The G-20 communiqué also suggests that completion of the Doha Round could “boost the global economy by at least $150 billion” annually. That the G-20 communiqué would include such a figure is worrisome, given that the WTO, which is the source of this claim, provides no basis for its calculation and in 2005 declared that the Doha Round could account for up to $90 billion in boosted global economic activity, a figure it published in response to widespread criticism of it 2003 claims that the Round would generate $539 billion in new activity.
“Implementing the G-20’s ambitious goals will require changes to existing WTO rules that lock in domestically and export worldwide the extreme financial services deregulatory agenda that fostered the global economic crisis,” Wallach said. “It also will require the replacement of the WTO Doha Round agenda with new negotiations that liberate from the WTO’s constraints the domestic policy space that is needed to re-regulate the runaway financial services industry and stimulate the economy.”

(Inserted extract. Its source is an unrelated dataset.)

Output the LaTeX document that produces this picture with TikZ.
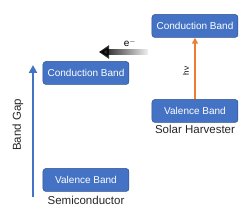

WTO Financial Services Agreement rules:
• Forbid governments from limiting the size of banking, insurance and other financial service firms. As Simon Johnson, former chief economist of the International Monetary Fund has said, “too big to fail is too big to exist.” Yet WTO rules explicitly forbid signatory governments from limiting the size of foreign financial service firms, even if such limits are equally applied to domestic firms;
• Forbid governments from establishing “firewalls” that, for instance, prevent firms involved in commercial banking or in providing insurance from gambling peoples’ savings on risky investment businesses;
• Forbid establishment of new regulation or reinstatement of regulations removed to comply with the WTO. The WTO FSA “standstill rule” agreed to by the United States and other Organization for Economic Cooperation and Development (OECD) member countries explicitly forbids countries from establishing any new regulatory policies that might roll back their deregulatory commitments. These commitments were made by previous governments with respect to a vast array of insurance, banking and other financial services; and
• Limit the degree of government oversight. Under current rules, domestic regulations are subject to review by WTO tribunals to make the subjective determination of whether “they are not more burdensome than necessary.” Also forbidden are moves by member countries to “apply licensing and qualification requirements and technical standards that ... could not reasonably have been expected of that Member at the time the specific commitments in those sectors were made.” This requirement conflicts with the widely accepted imperative of adopting new regulation of financial services.